Exercise aim »
Retype, with no alterations, every line between the one containing "Write the Plotly.js code for this chart." and the one containing "const feetLabels = ['-1", counting both of those lines too. Pictures are to be left out.
── Material provided ──
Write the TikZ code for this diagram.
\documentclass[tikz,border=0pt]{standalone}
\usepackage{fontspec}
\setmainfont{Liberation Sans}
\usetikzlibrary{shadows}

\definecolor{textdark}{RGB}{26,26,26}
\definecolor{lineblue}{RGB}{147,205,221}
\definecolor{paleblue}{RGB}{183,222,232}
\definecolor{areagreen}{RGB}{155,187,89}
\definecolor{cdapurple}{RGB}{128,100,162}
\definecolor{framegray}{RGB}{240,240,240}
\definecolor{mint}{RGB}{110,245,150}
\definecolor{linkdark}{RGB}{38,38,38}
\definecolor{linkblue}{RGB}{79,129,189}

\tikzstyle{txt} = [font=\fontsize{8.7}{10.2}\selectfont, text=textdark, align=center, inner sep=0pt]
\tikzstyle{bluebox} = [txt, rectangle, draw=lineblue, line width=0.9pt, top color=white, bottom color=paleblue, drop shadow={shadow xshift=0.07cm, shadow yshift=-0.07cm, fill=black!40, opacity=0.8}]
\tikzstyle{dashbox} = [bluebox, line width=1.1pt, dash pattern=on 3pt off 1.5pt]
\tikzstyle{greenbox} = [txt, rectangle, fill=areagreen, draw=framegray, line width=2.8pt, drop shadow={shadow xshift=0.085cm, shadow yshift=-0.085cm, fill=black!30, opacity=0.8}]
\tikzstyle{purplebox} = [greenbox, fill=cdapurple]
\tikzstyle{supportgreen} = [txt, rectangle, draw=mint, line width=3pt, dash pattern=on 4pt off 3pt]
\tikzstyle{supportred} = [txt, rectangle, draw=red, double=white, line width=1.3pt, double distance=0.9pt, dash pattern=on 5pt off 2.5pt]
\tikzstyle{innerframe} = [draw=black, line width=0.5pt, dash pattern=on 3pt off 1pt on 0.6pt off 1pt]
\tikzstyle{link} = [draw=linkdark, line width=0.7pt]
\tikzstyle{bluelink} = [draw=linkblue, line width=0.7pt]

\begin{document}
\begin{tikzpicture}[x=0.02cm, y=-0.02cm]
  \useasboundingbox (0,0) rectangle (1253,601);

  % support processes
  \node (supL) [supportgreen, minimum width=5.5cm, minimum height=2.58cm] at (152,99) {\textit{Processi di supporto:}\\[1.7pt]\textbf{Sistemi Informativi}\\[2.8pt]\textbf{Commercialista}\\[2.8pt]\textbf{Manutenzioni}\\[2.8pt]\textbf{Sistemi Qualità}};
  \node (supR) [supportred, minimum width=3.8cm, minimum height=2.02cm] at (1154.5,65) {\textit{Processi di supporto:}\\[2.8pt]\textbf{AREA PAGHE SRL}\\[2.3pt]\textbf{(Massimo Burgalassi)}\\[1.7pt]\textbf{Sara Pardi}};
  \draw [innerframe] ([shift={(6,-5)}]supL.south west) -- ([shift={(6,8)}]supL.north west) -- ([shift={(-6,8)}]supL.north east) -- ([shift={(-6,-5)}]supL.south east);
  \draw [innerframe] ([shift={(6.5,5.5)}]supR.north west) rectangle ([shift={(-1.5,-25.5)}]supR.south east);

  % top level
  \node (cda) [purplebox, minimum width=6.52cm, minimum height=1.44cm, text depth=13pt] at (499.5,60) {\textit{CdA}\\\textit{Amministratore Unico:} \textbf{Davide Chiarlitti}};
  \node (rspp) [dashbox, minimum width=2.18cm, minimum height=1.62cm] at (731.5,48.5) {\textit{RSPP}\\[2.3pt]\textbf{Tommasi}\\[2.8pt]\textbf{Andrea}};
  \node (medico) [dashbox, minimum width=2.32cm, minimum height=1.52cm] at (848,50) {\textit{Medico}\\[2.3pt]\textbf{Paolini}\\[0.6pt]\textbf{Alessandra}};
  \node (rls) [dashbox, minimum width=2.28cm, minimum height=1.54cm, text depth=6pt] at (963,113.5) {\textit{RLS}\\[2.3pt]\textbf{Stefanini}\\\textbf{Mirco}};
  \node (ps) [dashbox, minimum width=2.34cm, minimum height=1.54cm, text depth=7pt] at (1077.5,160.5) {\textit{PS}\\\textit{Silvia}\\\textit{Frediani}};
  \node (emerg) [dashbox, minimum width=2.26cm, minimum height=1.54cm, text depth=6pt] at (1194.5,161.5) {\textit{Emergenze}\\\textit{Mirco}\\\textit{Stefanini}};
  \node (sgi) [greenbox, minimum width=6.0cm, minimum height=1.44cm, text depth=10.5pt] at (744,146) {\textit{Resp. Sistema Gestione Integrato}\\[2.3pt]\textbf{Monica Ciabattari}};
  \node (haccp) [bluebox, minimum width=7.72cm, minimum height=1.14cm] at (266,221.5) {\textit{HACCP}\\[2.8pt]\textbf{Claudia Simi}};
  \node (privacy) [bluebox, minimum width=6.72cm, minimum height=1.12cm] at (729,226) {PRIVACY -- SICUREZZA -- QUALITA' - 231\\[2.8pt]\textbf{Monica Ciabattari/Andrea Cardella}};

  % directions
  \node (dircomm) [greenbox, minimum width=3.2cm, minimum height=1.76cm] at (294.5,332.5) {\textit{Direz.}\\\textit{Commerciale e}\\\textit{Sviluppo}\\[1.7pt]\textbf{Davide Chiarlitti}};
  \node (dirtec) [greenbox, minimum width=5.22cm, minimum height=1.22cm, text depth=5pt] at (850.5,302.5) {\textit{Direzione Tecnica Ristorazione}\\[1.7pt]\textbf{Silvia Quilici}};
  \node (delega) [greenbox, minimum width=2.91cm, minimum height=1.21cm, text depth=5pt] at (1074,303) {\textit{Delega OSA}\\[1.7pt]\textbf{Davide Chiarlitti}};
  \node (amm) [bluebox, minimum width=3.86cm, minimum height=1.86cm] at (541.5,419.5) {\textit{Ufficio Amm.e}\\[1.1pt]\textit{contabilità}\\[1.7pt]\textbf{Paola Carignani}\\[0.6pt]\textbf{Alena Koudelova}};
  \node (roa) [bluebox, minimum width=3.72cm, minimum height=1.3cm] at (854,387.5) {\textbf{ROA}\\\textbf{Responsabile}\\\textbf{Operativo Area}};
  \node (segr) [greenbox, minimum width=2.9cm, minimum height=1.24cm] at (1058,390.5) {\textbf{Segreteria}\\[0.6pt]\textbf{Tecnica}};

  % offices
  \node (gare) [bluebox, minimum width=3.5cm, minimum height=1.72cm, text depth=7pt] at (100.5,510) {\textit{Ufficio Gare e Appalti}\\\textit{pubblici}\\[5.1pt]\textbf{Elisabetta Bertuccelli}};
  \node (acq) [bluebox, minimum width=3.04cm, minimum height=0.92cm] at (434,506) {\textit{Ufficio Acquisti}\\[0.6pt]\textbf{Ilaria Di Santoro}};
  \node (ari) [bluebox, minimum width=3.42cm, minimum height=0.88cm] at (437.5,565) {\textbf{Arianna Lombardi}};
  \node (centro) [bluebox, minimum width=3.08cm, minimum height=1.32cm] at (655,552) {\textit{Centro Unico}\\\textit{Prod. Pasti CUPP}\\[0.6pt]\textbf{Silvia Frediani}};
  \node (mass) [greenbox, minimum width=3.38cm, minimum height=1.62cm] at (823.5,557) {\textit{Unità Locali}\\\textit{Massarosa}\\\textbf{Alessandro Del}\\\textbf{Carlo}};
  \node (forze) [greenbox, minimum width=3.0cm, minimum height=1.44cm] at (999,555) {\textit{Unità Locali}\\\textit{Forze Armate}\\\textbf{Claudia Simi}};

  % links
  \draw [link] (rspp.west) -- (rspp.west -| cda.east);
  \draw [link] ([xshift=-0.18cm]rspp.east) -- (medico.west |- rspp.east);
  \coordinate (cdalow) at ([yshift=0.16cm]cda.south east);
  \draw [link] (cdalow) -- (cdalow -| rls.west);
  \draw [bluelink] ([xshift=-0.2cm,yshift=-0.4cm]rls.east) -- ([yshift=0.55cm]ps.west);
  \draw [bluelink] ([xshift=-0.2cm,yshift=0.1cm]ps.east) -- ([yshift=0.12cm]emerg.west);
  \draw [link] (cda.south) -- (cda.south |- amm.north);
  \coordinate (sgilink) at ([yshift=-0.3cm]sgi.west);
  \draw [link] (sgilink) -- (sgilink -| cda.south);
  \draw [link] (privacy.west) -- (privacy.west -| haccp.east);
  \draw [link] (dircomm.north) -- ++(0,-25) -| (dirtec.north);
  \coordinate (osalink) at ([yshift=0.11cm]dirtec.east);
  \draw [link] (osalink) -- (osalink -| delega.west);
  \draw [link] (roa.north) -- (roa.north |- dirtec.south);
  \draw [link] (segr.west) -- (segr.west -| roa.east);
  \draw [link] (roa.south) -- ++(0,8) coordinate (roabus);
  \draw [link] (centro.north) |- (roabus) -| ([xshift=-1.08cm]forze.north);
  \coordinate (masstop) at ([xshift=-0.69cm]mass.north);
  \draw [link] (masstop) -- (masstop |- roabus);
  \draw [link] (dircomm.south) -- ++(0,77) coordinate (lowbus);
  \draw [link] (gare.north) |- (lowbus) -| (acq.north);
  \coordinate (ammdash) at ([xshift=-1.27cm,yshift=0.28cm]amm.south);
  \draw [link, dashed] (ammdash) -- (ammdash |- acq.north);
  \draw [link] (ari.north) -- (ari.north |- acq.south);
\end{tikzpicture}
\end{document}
───
── Material provided ──
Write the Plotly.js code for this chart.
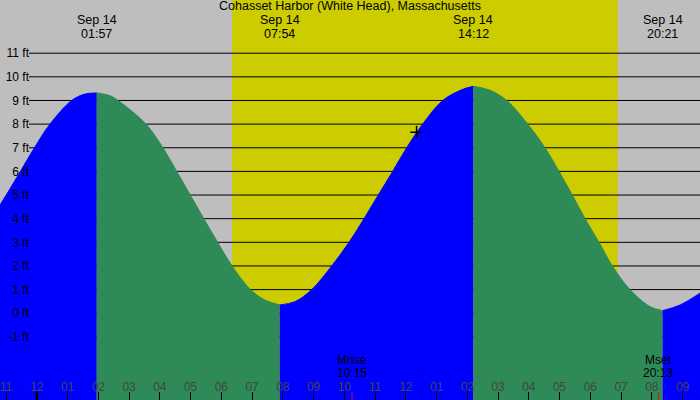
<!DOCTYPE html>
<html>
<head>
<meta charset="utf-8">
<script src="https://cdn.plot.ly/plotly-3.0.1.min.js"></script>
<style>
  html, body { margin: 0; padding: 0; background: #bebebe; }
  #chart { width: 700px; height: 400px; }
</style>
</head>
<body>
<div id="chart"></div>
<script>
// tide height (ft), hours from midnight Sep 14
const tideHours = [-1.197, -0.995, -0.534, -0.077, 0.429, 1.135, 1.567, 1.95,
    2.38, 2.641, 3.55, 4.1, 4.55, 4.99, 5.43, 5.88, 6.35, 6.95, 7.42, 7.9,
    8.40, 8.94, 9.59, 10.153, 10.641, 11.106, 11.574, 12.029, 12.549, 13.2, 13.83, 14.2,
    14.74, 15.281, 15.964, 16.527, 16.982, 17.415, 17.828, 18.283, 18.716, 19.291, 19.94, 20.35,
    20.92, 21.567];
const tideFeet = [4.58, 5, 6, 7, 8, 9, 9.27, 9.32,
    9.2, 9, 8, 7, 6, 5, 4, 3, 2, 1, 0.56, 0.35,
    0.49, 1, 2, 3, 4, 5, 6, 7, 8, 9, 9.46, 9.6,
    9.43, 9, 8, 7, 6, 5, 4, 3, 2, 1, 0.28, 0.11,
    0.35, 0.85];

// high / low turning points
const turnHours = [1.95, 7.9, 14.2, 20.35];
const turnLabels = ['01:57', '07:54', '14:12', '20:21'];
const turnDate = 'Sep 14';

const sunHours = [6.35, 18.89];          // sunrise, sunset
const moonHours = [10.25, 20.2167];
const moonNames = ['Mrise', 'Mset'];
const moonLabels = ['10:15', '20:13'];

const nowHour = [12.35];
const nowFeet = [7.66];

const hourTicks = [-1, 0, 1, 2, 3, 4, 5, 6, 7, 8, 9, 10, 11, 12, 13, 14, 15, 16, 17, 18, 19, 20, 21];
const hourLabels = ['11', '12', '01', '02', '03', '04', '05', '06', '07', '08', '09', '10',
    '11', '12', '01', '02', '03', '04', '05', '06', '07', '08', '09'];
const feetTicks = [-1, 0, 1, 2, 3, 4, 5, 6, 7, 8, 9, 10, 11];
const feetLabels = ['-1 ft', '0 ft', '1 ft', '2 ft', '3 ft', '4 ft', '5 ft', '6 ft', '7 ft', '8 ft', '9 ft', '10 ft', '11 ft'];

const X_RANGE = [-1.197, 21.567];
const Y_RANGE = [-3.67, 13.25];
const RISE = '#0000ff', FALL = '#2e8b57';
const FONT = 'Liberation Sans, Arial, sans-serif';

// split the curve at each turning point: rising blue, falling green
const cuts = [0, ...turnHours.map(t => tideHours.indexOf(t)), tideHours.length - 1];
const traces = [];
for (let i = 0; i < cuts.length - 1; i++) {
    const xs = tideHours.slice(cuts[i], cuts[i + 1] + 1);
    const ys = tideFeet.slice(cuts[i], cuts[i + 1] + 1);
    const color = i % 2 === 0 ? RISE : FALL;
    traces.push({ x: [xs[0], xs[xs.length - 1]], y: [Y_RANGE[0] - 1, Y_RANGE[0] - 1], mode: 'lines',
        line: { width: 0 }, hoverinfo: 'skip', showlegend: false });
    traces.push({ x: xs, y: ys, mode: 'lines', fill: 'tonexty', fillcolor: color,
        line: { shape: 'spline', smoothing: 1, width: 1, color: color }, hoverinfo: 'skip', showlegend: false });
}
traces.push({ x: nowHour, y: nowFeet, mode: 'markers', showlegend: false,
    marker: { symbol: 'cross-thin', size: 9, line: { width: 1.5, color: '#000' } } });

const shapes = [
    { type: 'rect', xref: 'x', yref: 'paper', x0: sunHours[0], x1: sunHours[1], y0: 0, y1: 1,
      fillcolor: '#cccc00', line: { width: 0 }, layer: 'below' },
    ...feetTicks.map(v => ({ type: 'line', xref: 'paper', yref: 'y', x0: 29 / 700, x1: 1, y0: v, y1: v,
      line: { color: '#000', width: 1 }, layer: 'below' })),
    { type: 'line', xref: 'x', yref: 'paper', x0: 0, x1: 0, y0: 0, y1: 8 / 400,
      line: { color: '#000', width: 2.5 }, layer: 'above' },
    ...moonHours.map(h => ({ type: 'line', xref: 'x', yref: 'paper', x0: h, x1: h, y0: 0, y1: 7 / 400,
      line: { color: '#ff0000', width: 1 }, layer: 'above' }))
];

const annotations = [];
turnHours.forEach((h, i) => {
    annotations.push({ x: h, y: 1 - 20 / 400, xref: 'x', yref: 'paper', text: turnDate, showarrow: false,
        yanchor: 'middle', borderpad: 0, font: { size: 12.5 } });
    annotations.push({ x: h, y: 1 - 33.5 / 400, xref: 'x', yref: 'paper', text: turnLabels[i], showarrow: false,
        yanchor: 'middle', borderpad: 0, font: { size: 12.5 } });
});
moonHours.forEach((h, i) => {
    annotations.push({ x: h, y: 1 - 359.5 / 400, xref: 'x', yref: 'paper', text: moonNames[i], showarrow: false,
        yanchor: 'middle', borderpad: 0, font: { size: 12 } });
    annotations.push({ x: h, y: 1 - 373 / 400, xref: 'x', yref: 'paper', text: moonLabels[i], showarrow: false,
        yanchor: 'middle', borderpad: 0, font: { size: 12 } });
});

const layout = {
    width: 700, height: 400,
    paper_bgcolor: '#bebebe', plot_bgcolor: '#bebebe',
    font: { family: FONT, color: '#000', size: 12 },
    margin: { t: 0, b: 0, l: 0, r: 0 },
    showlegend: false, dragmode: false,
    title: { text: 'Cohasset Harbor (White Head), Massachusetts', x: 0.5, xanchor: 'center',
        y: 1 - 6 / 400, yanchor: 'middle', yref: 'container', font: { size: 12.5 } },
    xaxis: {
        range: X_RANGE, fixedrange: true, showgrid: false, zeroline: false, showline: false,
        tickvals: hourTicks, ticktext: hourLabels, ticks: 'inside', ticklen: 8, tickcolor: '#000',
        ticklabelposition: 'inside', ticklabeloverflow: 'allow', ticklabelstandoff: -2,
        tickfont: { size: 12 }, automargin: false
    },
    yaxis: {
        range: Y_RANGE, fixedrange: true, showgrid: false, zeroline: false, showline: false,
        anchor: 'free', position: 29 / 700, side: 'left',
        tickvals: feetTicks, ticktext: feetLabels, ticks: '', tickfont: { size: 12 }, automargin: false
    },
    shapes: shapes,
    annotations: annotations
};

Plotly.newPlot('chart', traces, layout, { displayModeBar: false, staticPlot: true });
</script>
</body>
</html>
───
Finished answer »
Write the Plotly.js code for this chart.
<!DOCTYPE html>
<html>
<head>
<meta charset="utf-8">
<script src="https://cdn.plot.ly/plotly-3.0.1.min.js"></script>
<style>
  html, body { margin: 0; padding: 0; background: #bebebe; }
  #chart { width: 700px; height: 400px; }
</style>
</head>
<body>
<div id="chart"></div>
<script>
// tide height (ft), hours from midnight Sep 14
const tideHours = [-1.197, -0.995, -0.534, -0.077, 0.429, 1.135, 1.567, 1.95,
    2.38, 2.641, 3.55, 4.1, 4.55, 4.99, 5.43, 5.88, 6.35, 6.95, 7.42, 7.9,
    8.40, 8.94, 9.59, 10.153, 10.641, 11.106, 11.574, 12.029, 12.549, 13.2, 13.83, 14.2,
    14.74, 15.281, 15.964, 16.527, 16.982, 17.415, 17.828, 18.283, 18.716, 19.291, 19.94, 20.35,
    20.92, 21.567];
const tideFeet = [4.58, 5, 6, 7, 8, 9, 9.27, 9.32,
    9.2, 9, 8, 7, 6, 5, 4, 3, 2, 1, 0.56, 0.35,
    0.49, 1, 2, 3, 4, 5, 6, 7, 8, 9, 9.46, 9.6,
    9.43, 9, 8, 7, 6, 5, 4, 3, 2, 1, 0.28, 0.11,
    0.35, 0.85];

// high / low turning points
const turnHours = [1.95, 7.9, 14.2, 20.35];
const turnLabels = ['01:57', '07:54', '14:12', '20:21'];
const turnDate = 'Sep 14';

const sunHours = [6.35, 18.89];          // sunrise, sunset
const moonHours = [10.25, 20.2167];
const moonNames = ['Mrise', 'Mset'];
const moonLabels = ['10:15', '20:13'];

const nowHour = [12.35];
const nowFeet = [7.66];

const hourTicks = [-1, 0, 1, 2, 3, 4, 5, 6, 7, 8, 9, 10, 11, 12, 13, 14, 15, 16, 17, 18, 19, 20, 21];
const hourLabels = ['11', '12', '01', '02', '03', '04', '05', '06', '07', '08', '09', '10',
    '11', '12', '01', '02', '03', '04', '05', '06', '07', '08', '09'];
const feetTicks = [-1, 0, 1, 2, 3, 4, 5, 6, 7, 8, 9, 10, 11];
const feetLabels = ['-1 ft', '0 ft', '1 ft', '2 ft', '3 ft', '4 ft', '5 ft', '6 ft', '7 ft', '8 ft', '9 ft', '10 ft', '11 ft'];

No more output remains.